Catalyst Adds Control of HF Vapor Cleans

Ruth DeJule, Associate Editor -- Semiconductor International, 1/1/1999

Researchers from ASM International (Bilthoven, The Netherlands) and IMEC (Leuven, Belgium) have developed a vapor-phase clean using HF with an acetic acid catalyst that performs comparably to high-temperature bakes for epitaxial wafer preclean. This low-pressure, in- situ technique also shows promise as a replacement for HF-dips in TiSi₂ and Si₃N₄ applications.
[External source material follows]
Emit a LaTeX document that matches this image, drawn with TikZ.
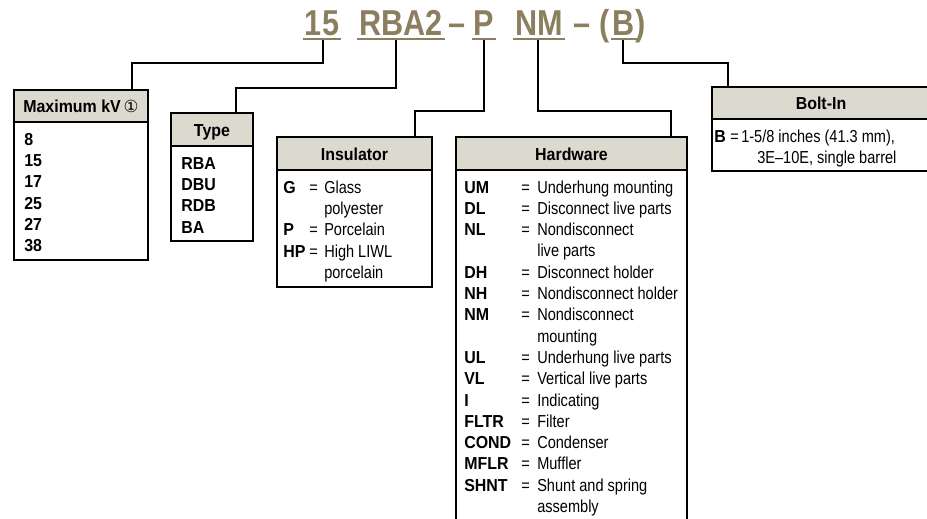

Native oxide removal is necessary prior to CVD processes such as epitaxial Si and SeGe, TiSi₂ and Si₃N₄. Though Si epitaxy employs a high-temperature pre-bake for native oxide removal, in most instances, device structure and doping profiles limit thermal budgets. Thus HF-dip, an ex-situ process, is commonly used. However, this means potential reoxidation and recontamination during wafer transport to the CVD tool, making timing critical. Furthermore, because it is a wet process, there are drying issues, and quality variation of the HF solution requires monitoring to ensure consistent performance.

Vapor-phase oxide removal techniques are amenable to in-situ processing. The process ambient can readily be evacuated after vapor cleaning and replaced with an inert gas. Integration of a vapor etch into the CVD tool by means of a cluster environment is a straightforward extension of this concept, resolving time and recontamination issues. Because high-purity gases are used, reproducibility is ensured.

If anhydrous HF is exposed to the wafer, the initiation of the oxide vapor etch process will depend on the chemical condition of the oxide surface. The surface condition, in turn, is dependent on the history of the wafer, including storage time and ambient and thermal processes. A catalyst must therefore be added to the HF vapor during the initial phase of the etch process to provide a uniform and reproducible chemical surface condition, independent of the history of the wafer or the state of the etch reactor. The catalyst is intended to ensure that the etch rate is continuous, independent of the auto-catalytic nature of the etch process.

To evaluate the process, a stand-alone, single-wafer reactor, operating at low pressure, close to room temperature was used. HF vapor (4-12 scc) and an acetic acid catalyst (500-1500 Pa) were introduced sequentially with no gas flow during the etch. The onset of etching is immediate upon introduction of the gases, and the actual etch process in the isolated reactor takes 20-60 sec. Once etched, the reactor is evacuated, followed by several evacuation and backfill cycles and the wafer unloaded. Total process time is 2-4 min.

Fig. 1. Diodes with HF-acetic acid vapor pre cleans show comparable leakage currents to conventional methods.

The researchers used thermally oxidized 150 mm p-type <100> wafers as etch rate monitors and ellipsometry measurements to determine thickness on nine points across the wafer. Bare wafers with a thin chemical oxide were used for contact angle measurements to determine native/chemical oxide removal, and to verify etch selectivity, undoped, undensified TEOS oxide wafers were used. Comparisons were made to wafers cleaned with 2% HF in DI water for 30 sec.

The results were promising. Ten wafers processed within one hour under the same conditions indicated an average etched thickness of 3.7 nm, with wafer-to-wafer uniformities of ±0.1 nm and within-wafer uniformities <±0.2 nm. Particle addition for this process is within SIA Roadmap requirements, and no additional metal contamination was observed to detection limits of 1x10⁹ at/cm² using TXRF.

Finally, the HF-acetic acid etch technique was evaluated as a preclean for low-temperature expitaxial deposition by comparing it to HF-dip and high-temperature bake. Each of the three cleaning methods was used to remove native oxide from n-type wafers, then transferred ex-situ for an epitaxial growth of 1 µm p-type Si at 800°C, reduced pressure. Under these conditions, the quality of the epitaxial layer relies critically on the quality of the preclean. Diode structures, 300 x 300 µm, designed to electrically probe the substrate/epitaxial interface, were fabricated. A comparison of leakage currents (see Figure) indicates HF-acetic acid cleans to be comparable to high-temperature bakes and HF-dips, making this vapor clean technique a viable alternative to current technologies.